Dodds was also convicted of leaving the scene of an accident, falsifying evidence and causing a public panic. But since then, everything's been coming up Dodds! Except for when he got arrested again a couple of years later.
For impersonating a drunk llama.
Just for the sake of illustration, imagine that one day Oprah Winfrey goes for a swim in the ocean and disappears. Just -- vanishes. Think of what her fans would do. Think of the chaotic mournfest America would fall into.
People would go back to eating books for sustenance.
So, God help us, nothing like this imaginary travesty will ever happen. But something similar did happen in 1926, only the drowning victim was a celebrity preacher named Aimee Semple McPherson. She was a televangelist type before there was such a thing as television, a big time media pioneer. She was one of the first preachers to use radio and invented the megachurch. And she did it looking and talking like a flapper holding bootlegged hooch in her undercarriage. Watch this video of Aimee and her albino fox carcass spreading the good word.

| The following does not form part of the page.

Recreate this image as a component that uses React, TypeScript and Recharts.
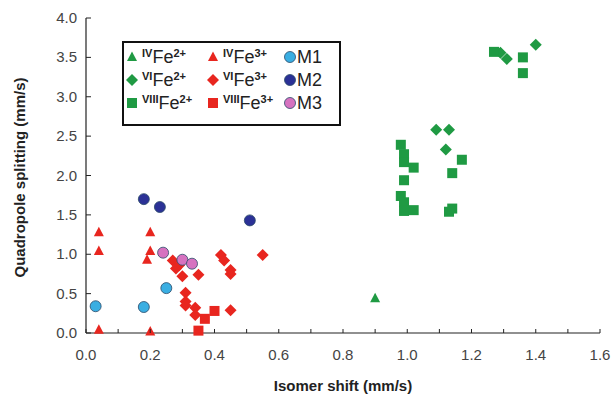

So, back to our story. On May 18, 1926, Aimee went for a swim in the Pacific Ocean and never came home. Her mom tactfully made the announcement at the end of a sermon by declaring "Sister is with Jesus." Aimee's flock freaked out. One would-be rescuer drowned, and another died of exposure. For a solid month, the country played detective, looking for her body. Until the day when -- praise Jesus! -- she stumbled out of the desert with a story of kidnapping, drugging and torture. But at least she was home. Hallelujah!
And here's a legitimate photo of her killing a Bigfoot.
For all her savvy business sense, Aimee didn't quite think her story through. For one thing, she claimed she escaped her kidnappers and managed a 13-hour trek through the desert. Yet she looked as fresh as a daisy -- she wasn't dehydrated or sunburned, her clothes didn't have that I-just-fucking-traversed-a-desert look. So that didn't quite sit right with investigators.
"And the LORD bestowed upon me shower gel, and lo, Palmolive did flow through the desert like water."
Then there was the matter of Aimee's so called kidnappers, "Steve" and "Mexicali Rose," who she said chloroformed her before stealing her away in their car. Steve. Mexicali Rose.
And that was about the moment when everyone noticed that Kenneth Ormiston, the married radio operator from her megachurch, had been missing for about as month as well. Either an altogether different kidnapper was really into Jesus or these two had been laying up in a love nest copulating (for God). Apparently, it never occurred to Sister Aimee that anyone would actually miss anybody but her, or that anyone would suspect that the two of them would take off together.
And suddenly you're picturing them having sex.
In fact, five different people claimed they saw the two at a rented cottage in Carmel-by-the-Sea. But when it came time for the district attorney to build the case of kidnap fakery, not to mention manslaughter of her rescuers, this Ormiston fellow said yes, in fact, he had been renting a cottage in Caress-by-the-Semen. But not with Aimee -- it was with another hussy. A lady he refused to name.
A-- Amelia Earhart?
In the end, either the district attorney didn't have enough evidence against the lying lovebirds, or Jesus himself convinced him to drop the case. Note: Two years later, this particular district attorney was convicted of accepting a bribe from an altogether different entity. You do the math.